Steina and Woody Vasulka
Artist Biographies
Steina (née Steinunn Briem Bjarnadottir) was born in Reykjavik, Iceland, on January 30, 1940. As a child, she studied violin and music theory, and in 1959 received a scholarship from the Czechoslovak Ministry of Culture to attend the State Music Conservatory in Prague, where she studied until 1963, then continuing with independent studies , first in New York and then in Paris in 1967.
Bohuslav "Woody" Vasulka (1937-2019) was born in Brno, Czechoslovakia, on January 20, 1937. From 1952 to 1956, he studied metallurgy and mechanics at the industrial engineering school in Brno, where he earned his degree in 1956. Settling in Prague in 1960, he graduated from the faculty of cinema and television at the Academy of Performing Arts (FAMU). While pursuing his studies, Woody also wrote poetry, played jazz trumpet and produced short films.
Steina and Woody married in Prague in 1964, and shortly thereafter she joined the Icelandic Symphony Orchestra. In 1965 the Vasulkas emigrated to the U.S., settling in New York City. While Steina worked as a freelance musician, Woody began making independent documentaries and edited industrial films. The following year, he collaborated on developing films for a multi-screen environment to be shown in the American Pavilion at Expo 67 in Montreal. In 1969, Woody conducted his first experiments with electronic images and put aside cinematographic forms in favor of video.
From 1969 to 1971, using a Sony Portapak and newly acquired equipment, Steina and Woody amassed video segments documenting the concerts and performances they attended at venues connected with New York's counterculture movement (Automation House, WBAI Free Music Store, Fillmore East). To meet the need expressed by artists for a center to produce and show electronic art, the couple, together with a small team, opened The Electronic Kitchen (later shortened to The Kitchen) in 1971, in what had once been the kitchen of the Mercer Art Center. This artists run organization helped video makers and later musicians, dancers and performers operating outside the mainstream to create their work and present it at venues that favored discussion and experimentation. Steina and Woody ran The Kitchen until 1973.
During that time they also began experimenting with equipment (modulators, video synthesizers, keyers, sequencers) that enabled them to isolate the elements of a visual vocabulary and to build a syntax specific to electronic images. They were artists-in-residence at the National Center for Experiments in Television, at KQED in San Francisco, and at WNET/Thirteen in New York.
In 1973, they were invited to develop the production lab of the Center for Media Study at the State University of New York in Buffalo, a research center devoted to media theory, founded by Gerald O'Grady. Woody Vasulka became an associate professor there in 1974 and Steina in 1976. Both taught at the Center until 1979.
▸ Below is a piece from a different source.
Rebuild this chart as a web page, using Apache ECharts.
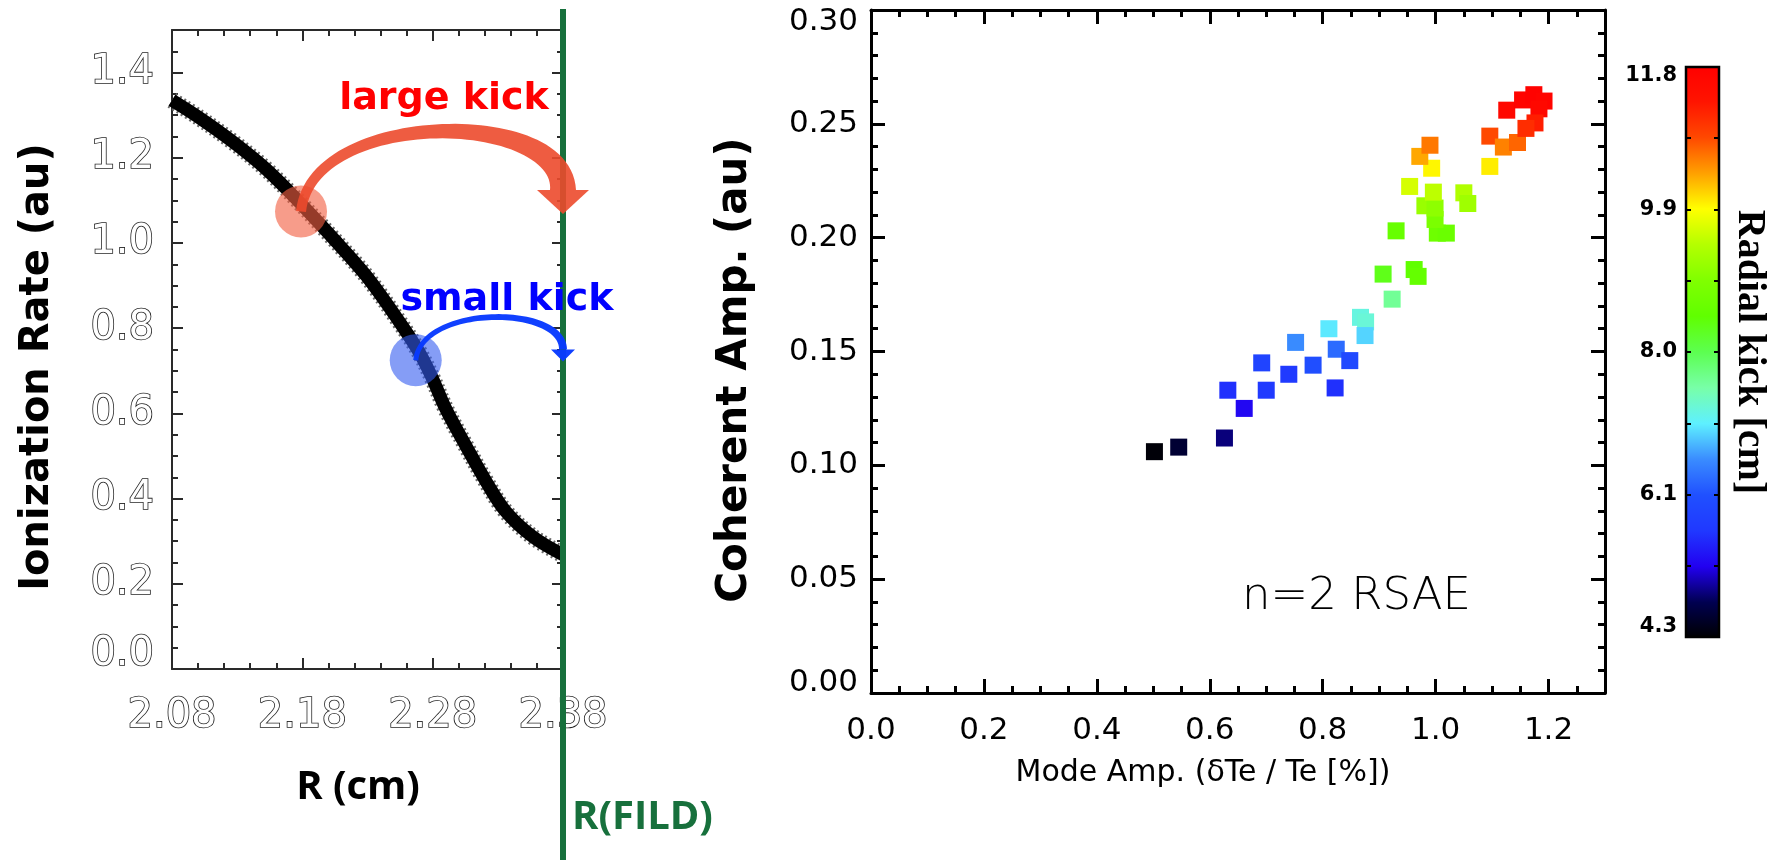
<!DOCTYPE html>
<html>
<head>
<meta charset="utf-8">
<script src="https://cdn.jsdelivr.net/npm/echarts@6/dist/echarts.min.js"></script>
<style>
  html, body { margin: 0; padding: 0; background: #fff; }
  #chart { width: 1777px; height: 860px; }
</style>
</head>
<body>
<div id="chart"></div>
<script>
// ---- Left panel: ionization rate profile ----
const radius  = [2.080, 2.100, 2.126, 2.152, 2.177, 2.203, 2.229, 2.254, 2.270, 2.280, 2.290, 2.306, 2.321, 2.336, 2.357, 2.380];
const ionRate = [1.335, 1.296, 1.239, 1.174, 1.098, 1.013, 0.923, 0.817, 0.742, 0.681, 0.611, 0.521, 0.440, 0.370, 0.310, 0.268];
const radiusRange = [2.08, 2.38];
const radiusStep = 0.1;
const rateRange = [0, 1.5];
const rateStep = 0.2;

// kick annotations: start on the profile, end at R(FILD)
const kickLabels = ['large kick', 'small kick'];
const kickFrom = [[2.179, 1.074], [2.267, 0.725]];
const kickTo   = [[2.380, 1.068], [2.380, 0.722]];
const kickApex = [1.262, 0.826];

// ---- Right panel: coherent amplitude vs mode amplitude, coloured by radial kick ----
const modeAmp = [0.502, 0.545, 0.626, 0.632, 0.661, 0.692, 0.700, 0.740, 0.752, 0.783,
                 0.811, 0.824, 0.822, 0.848, 0.867, 0.876, 0.875, 0.907, 0.923, 0.962,
                 0.969, 0.930, 1.003, 1.019, 0.999, 0.981, 0.999, 0.996, 0.954, 1.050,
                 1.057, 0.993, 0.972, 0.990, 1.096, 1.096, 1.120, 1.145, 1.126, 1.154,
                 1.174, 1.192, 1.183, 1.176, 1.160];
const coherentAmp = [0.106, 0.108, 0.112, 0.133, 0.125, 0.145, 0.133, 0.140, 0.154, 0.144,
                     0.160, 0.151, 0.134, 0.146, 0.165, 0.163, 0.157, 0.184, 0.173, 0.186,
                     0.183, 0.203, 0.202, 0.202, 0.208, 0.214, 0.213, 0.220, 0.2225, 0.2197,
                     0.215, 0.2305, 0.2357, 0.2406, 0.2313, 0.2446, 0.2398, 0.2418, 0.256, 0.2605,
                     0.2628, 0.260, 0.2566, 0.2504, 0.248];
const radialKick = [4.30, 4.55, 4.85, 5.60, 5.25, 5.90, 5.70, 5.70, 6.60, 6.10,
                    7.05, 6.35, 5.60, 6.00, 7.25, 7.30, 6.95, 8.35, 7.65, 8.50,
                    8.55, 8.60, 8.70, 8.65, 8.90, 9.20, 9.10, 9.50, 9.65, 9.40,
                    9.25, 9.95, 10.35, 10.60, 10.00, 10.85, 10.55, 10.70, 11.60, 11.70,
                    11.75, 11.70, 11.60, 11.25, 11.10];
const modeRange = [0, 1.3];
const modeStep = 0.2;
const coherentRange = [0, 0.30];
const coherentStep = 0.05;
const kickRange = [4.25, 11.8];
// rainbow colour table, evenly spaced from kickRange[0] to kickRange[1]
const kickColors = ['#000000', '#000050', '#2200f0', '#2038ff', '#2050ff', '#3a8cff', '#5ef0ff',
                    '#78ffa8', '#5cff50', '#60ff00', '#80ff00', '#b4ff00', '#ffff00', '#ffa000',
                    '#ff4800', '#ff1400', '#ff0000'];

// ---------------------------------------------------------------
const chart = echarts.init(document.getElementById('chart'), null, { renderer: 'canvas' });

const leftFrame  = { left: 172, top: 30, width: 391, height: 639 };
const rightFrame = { left: 871, top: 10, width: 734, height: 683 };
const barFrame   = { left: 1686, top: 67, width: 33, height: 570 };

const leftInk  = { color: '#2a2a2a', line: 2, tick: 2 };
const rightInk = { color: '#000', line: 3, tick: 3 };

function axis(gridIndex, position, range, step, tickLen, ink, showLine, label) {
  return {
    type: 'value', gridIndex, position, min: range[0], max: range[1], interval: step,
    axisLine: { show: showLine, onZero: false, lineStyle: { color: ink.color, width: ink.line } },
    axisTick: { show: true, inside: true, length: tickLen, lineStyle: { color: ink.color, width: ink.tick } },
    axisLabel: label || { show: false },
    splitLine: { show: false },
    axisPointer: { show: false }
  };
}

// outlined ("hollow") numerals of the profile panel
const hollowLabel = {
  fontFamily: 'DejaVu Sans', fontSize: 40, color: '#fff',
  textBorderColor: '#1e1e1e', textBorderWidth: 1.6
};

const xAxes = [
  // left panel, major ticks + labels
  axis(0, 'bottom', radiusRange, radiusStep, 11, leftInk, true,
       Object.assign({ show: true, margin: 28, formatter: v => v.toFixed(2) }, hollowLabel)),
  axis(0, 'top', radiusRange, radiusStep, 11, leftInk, true),
  // left panel, minor ticks
  axis(1, 'bottom', radiusRange, 0.02, 6, leftInk, false),
  axis(1, 'top', radiusRange, 0.02, 6, leftInk, false),
  // right panel, major ticks + labels
  axis(2, 'bottom', modeRange, modeStep, 14, rightInk, true,
       { show: true, margin: 22, fontFamily: 'DejaVu Sans', fontSize: 31, color: '#000',
         formatter: v => (v > modeRange[1] - 0.05 ? '' : v.toFixed(1)) }),
  axis(2, 'top', modeRange, modeStep, 14, rightInk, true),
  // right panel, minor ticks
  axis(3, 'bottom', modeRange, 0.05, 7, rightInk, false),
  axis(3, 'top', modeRange, 0.05, 7, rightInk, false),
  // colour bar (no visible x axis)
  { type: 'value', gridIndex: 4, min: 0, max: 1, show: false }
];

const yAxes = [
  axis(0, 'left', rateRange, rateStep, 11, leftInk, true,
       Object.assign({
         show: true, margin: 18,
         formatter: v => (v > 1.45 ? '' : (v === 0 ? '{lo|0.0}' : v.toFixed(1))),
         rich: { lo: { padding: [0, 0, 28, 0] } }
       }, hollowLabel)),
  axis(0, 'right', rateRange, rateStep, 11, leftInk, true),
  axis(1, 'left', rateRange, 0.05, 6, leftInk, false),
  axis(1, 'right', rateRange, 0.05, 6, leftInk, false),
  axis(2, 'left', coherentRange, coherentStep, 14, rightInk, true,
       { show: true, margin: 13, fontFamily: 'DejaVu Sans', fontSize: 31, color: '#000',
         formatter: v => {
           const s = v.toFixed(2);
           if (v === 0) return '{lo|' + s + '}';
           if (v > coherentRange[1] - 0.01) return '{hi|' + s + '}';
           return s;
         },
         rich: { lo: { padding: [0, 0, 20, 0] }, hi: { padding: [24, 0, 0, 0] } } }),
  axis(2, 'right', coherentRange, coherentStep, 14, rightInk, true),
  axis(3, 'left', coherentRange, 0.01, 7, rightInk, false),
  axis(3, 'right', coherentRange, 0.01, 7, rightInk, false),
  // colour bar scale
  {
    type: 'value', gridIndex: 4, position: 'left', min: kickRange[0], max: kickRange[1],
    interval: (kickRange[1] - kickRange[0]) / 4,
    axisLine: { show: false },
    axisTick: { show: true, inside: true, length: 5, lineStyle: { color: '#000', width: 2 } },
    minorTick: { show: true, splitNumber: 2, length: 5, lineStyle: { color: '#000', width: 2 } },
    splitLine: { show: false },
    axisLabel: {
      show: true, margin: 9, fontFamily: 'DejaVu Sans', fontWeight: 'bold', fontSize: 21, color: '#000',
      formatter: v => {
        const s = v.toFixed(1);
        if (v === kickRange[0]) return '{lo|' + s + '}';
        if (v === kickRange[1]) return '{hi|' + s + '}';
        return s;
      },
      rich: { lo: { padding: [0, 0, 20, 0] }, hi: { padding: [18, 0, 0, 0] } }
    }
  },
  {
    type: 'value', gridIndex: 4, position: 'right', min: kickRange[0], max: kickRange[1],
    interval: (kickRange[1] - kickRange[0]) / 4,
    axisLine: { show: false },
    axisTick: { show: true, inside: true, length: 5, lineStyle: { color: '#000', width: 2 } },
    minorTick: { show: true, splitNumber: 2, length: 5, lineStyle: { color: '#000', width: 2 } },
    splitLine: { show: false },
    axisLabel: { show: false }
  }
];

const barGradient = new echarts.graphic.LinearGradient(0, 1, 0, 0,
  kickColors.map((c, i) => ({ offset: i / (kickColors.length - 1), color: c })));

const profile = radius.map((r, i) => [r, ionRate[i]]);
const scatterData = modeAmp.map((x, i) => [x, coherentAmp[i], radialKick[i]]);
const kickData = kickFrom.map((p, i) => [p[0], p[1], kickTo[i][0], kickTo[i][1], kickApex[i]]);

// drawing style of the two kick arrows
const kickFill   = ['rgba(236,74,44,0.9)', 'rgba(8,58,255,0.97)'];
const circleFill = ['rgba(242,96,66,0.62)', 'rgba(52,92,240,0.6)'];
const arrowGeom  = [
  { r: 26, w0: 5, w1: 13, headLen: 24, headHalf: 26 },
  { r: 26, w0: 2.5, w1: 4, headLen: 12, headHalf: 12 }
];

function renderKick(params, api) {
  const i = params.dataIndex;
  const g = arrowGeom[i];
  const p0 = api.coord([api.value(0), api.value(1)]);
  const tip = api.coord([api.value(2), api.value(3)]);
  const apexY = api.coord([api.value(0), api.value(4)])[1];
  const base = [tip[0], tip[1] - g.headLen];
  const c = (8 * apexY - p0[1] - base[1]) / 6;
  const P = [p0, [p0[0] + 0.04 * (base[0] - p0[0]), c], [base[0], c], base];
  const side1 = [], side2 = [];
  const N = 60;
  for (let k = 0; k <= N; k++) {
    const t = k / N, u = 1 - t;
    const x = u * u * u * P[0][0] + 3 * u * u * t * P[1][0] + 3 * u * t * t * P[2][0] + t * t * t * P[3][0];
    const y = u * u * u * P[0][1] + 3 * u * u * t * P[1][1] + 3 * u * t * t * P[2][1] + t * t * t * P[3][1];
    const dx = 3 * u * u * (P[1][0] - P[0][0]) + 6 * u * t * (P[2][0] - P[1][0]) + 3 * t * t * (P[3][0] - P[2][0]);
    const dy = 3 * u * u * (P[1][1] - P[0][1]) + 6 * u * t * (P[2][1] - P[1][1]) + 3 * t * t * (P[3][1] - P[2][1]);
    const len = Math.hypot(dx, dy) || 1;
    const w = g.w0 + (g.w1 - g.w0) * t * t;
    const nx = -dy / len, ny = dx / len;
    side1.push([x + nx * w, y + ny * w]);
    side2.push([x - nx * w, y - ny * w]);
  }
  const body = side1.concat(side2.reverse());
  return {
    type: 'group',
    children: [
      { type: 'circle', shape: { cx: p0[0], cy: p0[1], r: g.r }, style: { fill: circleFill[i] } },
      { type: 'polygon', shape: { points: body }, style: { fill: kickFill[i] } },
      { type: 'polygon',
        shape: { points: [[base[0] - g.headHalf, base[1]], [base[0] + g.headHalf, base[1]], tip] },
        style: { fill: kickFill[i] } }
    ]
  };
}

const fildGreen = '#17703c';
const fildX = leftFrame.left + leftFrame.width;

const option = {
  animation: false,
  backgroundColor: '#fff',
  textStyle: { fontFamily: 'DejaVu Sans' },
  grid: [
    Object.assign({ containLabel: false }, leftFrame),
    Object.assign({ containLabel: false }, leftFrame),
    Object.assign({ containLabel: false }, rightFrame),
    Object.assign({ containLabel: false }, rightFrame),
    Object.assign({ containLabel: false, show: true, backgroundColor: barGradient,
                    borderColor: '#000', borderWidth: 2.5 }, barFrame)
  ],
  xAxis: xAxes,
  yAxis: yAxes,
  visualMap: {
    type: 'continuous', show: false, min: kickRange[0], max: kickRange[1],
    dimension: 2, seriesIndex: 3, inRange: { color: kickColors }
  },
  series: [
    { // textured fringe of the profile
      type: 'line', xAxisIndex: 0, yAxisIndex: 0, data: profile, smooth: 0.35,
      showSymbol: false, z: 2,
      lineStyle: { color: '#6a6a6a', width: 17, type: [2, 3] }
    },
    {
      type: 'line', xAxisIndex: 0, yAxisIndex: 0, data: profile, smooth: 0.35,
      showSymbol: false, z: 3,
      lineStyle: { color: '#000', width: 13 }
    },
    {
      type: 'custom', xAxisIndex: 0, yAxisIndex: 0, data: kickData, z: 6,
      renderItem: renderKick
    },
    {
      type: 'scatter', xAxisIndex: 4, yAxisIndex: 4, data: scatterData,
      symbol: 'rect', symbolSize: 17, z: 5, itemStyle: { opacity: 1 }
    }
  ],
  graphic: [
    { type: 'line', z: 4, shape: { x1: fildX, y1: 9, x2: fildX, y2: 860 },
      style: { stroke: fildGreen, lineWidth: 6 } },
    { type: 'text', x: 38, y: 367, rotation: Math.PI / 2,
      style: { text: 'Ionization Rate (au)', fontFamily: 'DejaVu Sans', fontWeight: 'bold', fontSize: 40,
               fill: '#000', textAlign: 'center', textVerticalAlign: 'middle' } },
    { type: 'text', x: 358, y: 788,
      style: { text: 'R (cm)', fontFamily: 'Open Sans', fontWeight: 'bold', fontSize: 40,
               fill: '#000', textAlign: 'center', textVerticalAlign: 'middle' } },
    { type: 'text', x: 572, y: 818,
      style: { text: 'R(FILD)', fontFamily: 'Open Sans', fontWeight: 'bold', fontSize: 40,
               fill: fildGreen, textAlign: 'left', textVerticalAlign: 'middle' } },
    { type: 'text', x: 444, y: 99, z: 10,
      style: { text: kickLabels[0], fontFamily: 'DejaVu Sans', fontWeight: 'bold', fontSize: 38,
               fill: '#ff0000', textAlign: 'center', textVerticalAlign: 'middle' } },
    { type: 'text', x: 507, y: 300, z: 10,
      style: { text: kickLabels[1], fontFamily: 'DejaVu Sans', fontWeight: 'bold', fontSize: 38,
               fill: '#0000ff', textAlign: 'center', textVerticalAlign: 'middle' } },
    { type: 'text', x: 735, y: 370, rotation: Math.PI / 2,
      style: { text: 'Coherent Amp. (au)', fontFamily: 'DejaVu Sans', fontWeight: 'bold', fontSize: 42,
               fill: '#000', textAlign: 'center', textVerticalAlign: 'middle' } },
    { type: 'text', x: 1203, y: 773,
      style: { text: 'Mode Amp. (\u03b4Te / Te [%])', fontFamily: 'DejaVu Sans', fontSize: 30,
               fill: '#000', textAlign: 'center', textVerticalAlign: 'middle' } },
    { type: 'text', x: 1242, y: 597,
      style: { text: 'n=2 RSAE', fontFamily: 'DejaVu Sans', fontWeight: 200, fontSize: 45,
               fill: '#000', textAlign: 'left', textVerticalAlign: 'middle' } },
    { type: 'text', x: 1749, y: 352, rotation: -Math.PI / 2,
      style: { text: 'Radial kick [cm]', fontFamily: 'Liberation Serif', fontWeight: 'bold', fontSize: 40,
               fill: '#000', textAlign: 'center', textVerticalAlign: 'middle' } }
  ]
};

chart.setOption(option);
</script>
</body>
</html>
From 1975 to 1977, Steina focused mainly on the series “Machine Vision”, a project examining the mediation of space through technology that included videos and installations. She also began designing feedback devices to reverberate sound waves off video signals and vice versa.
In 1980, Woody and Steina settled in Santa Fe, New Mexico, which was to become their long-term home and a new source of inspirations, interactions and life.
In the eighties, several solo shows devoted to Steina and Woody Vasulka were mounted at museums and art centers in the United States, France, Italy and Japan, and their videos were screened at media art festivals worldwide. At the same time, Steina was working on a series of multi-screen installations highlighting elements of the landscapes of New Mexico and Iceland. In 1986, with help from composer and vocalist, Joan LaBarbara, Steina created a body of works that relied on a sound-image interface. In 1988 Steina was an artist-in-residence in Tokyo on a U.S./Japan Friendship Committee grant.